I chatted at length with the IAB about the thorny issue and it seems a decision on what makes a video advert viewable is not going to be broached for
at least a few months, although there has been a more optimistic rumour recently that a guideline may be published in June.
With the half an advert for a second ruling, the IAB pretty much
just rubber stamped what was already widely considered a viewability metric. Where there is no commonly accepted fair practice, such as video, it seems things take a lot longer. The IAB in London puts
this down to having to work with new broadcast and video partners who all have different input, depending on their background.
But while we're dealing with proverbial elephants in the room,
let's move on to how difficult video adverts can be to provide a metric for -- particularly if a publisher is doing all they can to artificially inflate viewing figures.
Let's face it --
I'm talking about Facebook here, and other sites that play videos automatically as a page loads. The so-called viewer has had no idea they were supposedly watching a pre-roll for an upcoming
blockbuster movie or had taken in the video creative for a new after shave playing in a skyscraper.
It will come as little surprise that Facebook rolling out the ability for selected
partners to have their videos play automatically in a recipient's timeline has meant that video consumption has increased dramatically. Quite how much of the eightfold year-on-year Q1 increase
announced yesterday is down to auto-play is open to conjecture.
The point, however, is that it's a step back to the dark days of the Net when office workers were forced to suddenly reach
for the volume slider to mask a booming video they hadn't realised would fill the air when they took a sneaky look for a summer holiday. Sure, Facebook doesn't play audio automatically -- but for a
site that is actively cutting brands' organic reach on the basis that it prevents timelines being "spammy," it's a little odd to force viewers to watch videos they haven't selected, often from people
or organisations they do not "like."
The inconvenience to the viewer, however, is multiplied when it comes to those trying to put together a metric to decide whether a video has been
viewed.
To give the IAB their due, it is a conundrum. Should a video that plays automatically be considered as viewable, or even viewed, or should it be required to have first run for
a preset amount of time? Should a view only be counted if the content has been engaged with, such as hitting a play button or turning the sound on?

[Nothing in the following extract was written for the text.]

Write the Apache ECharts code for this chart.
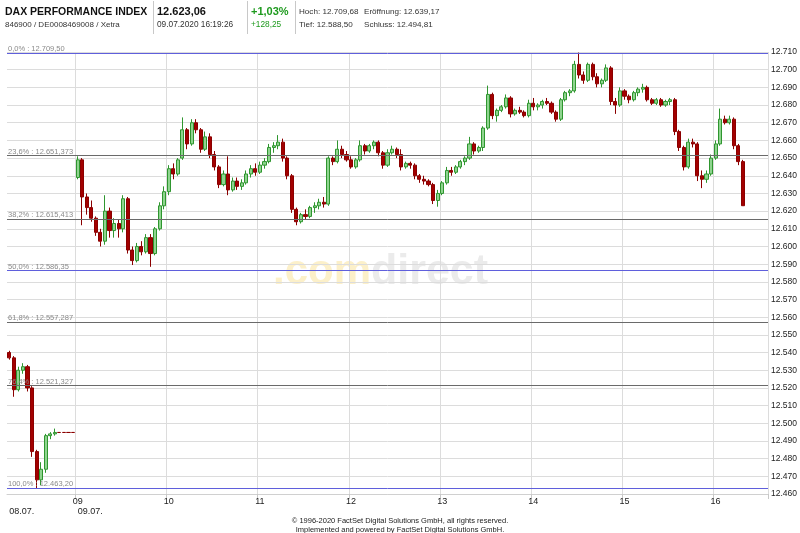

Whatever you decide to do, you then have the issue
of pre-rolls being considered as viewed because the viewer had no option than to wait five seconds before they could "skip ad."
It's a tough question, and one that is made all the
harder by the world's biggest social media site adding a layer of complexity that really didn't need to be there -- what was so wrong with hitting the play button?
Here's a thought. It's one
that's at the back of the IAB's mind. With broadcast partners involved in coming up with a viewability metric for video, could viewability actually become a moot point?
What if the
involvement of video and broadcast partners meant that online went more the way of television and reach among the target audience became the established parlance when booking campaigns?
It's just a thought at the moment, but if videos are going to be allowed to play automatically and people are going to continue to have to watch a snippet of an advert before they get to see a cat do something cute on a skateboard, then maybe measuring interaction isn't the way forward. Maybe we'll just spray video and not bother to bill according to interaction, but instead just go for reach. Instead of saying "100,000 people saw the advert," maybe the report mechanism will be that 10% of hip London 18- to-24-year-olds saw the advert, or in a research scenario, could recall. It's not a prediction, but it is a thought that is gaining momentum among those currently trying to agree a video viewability metric.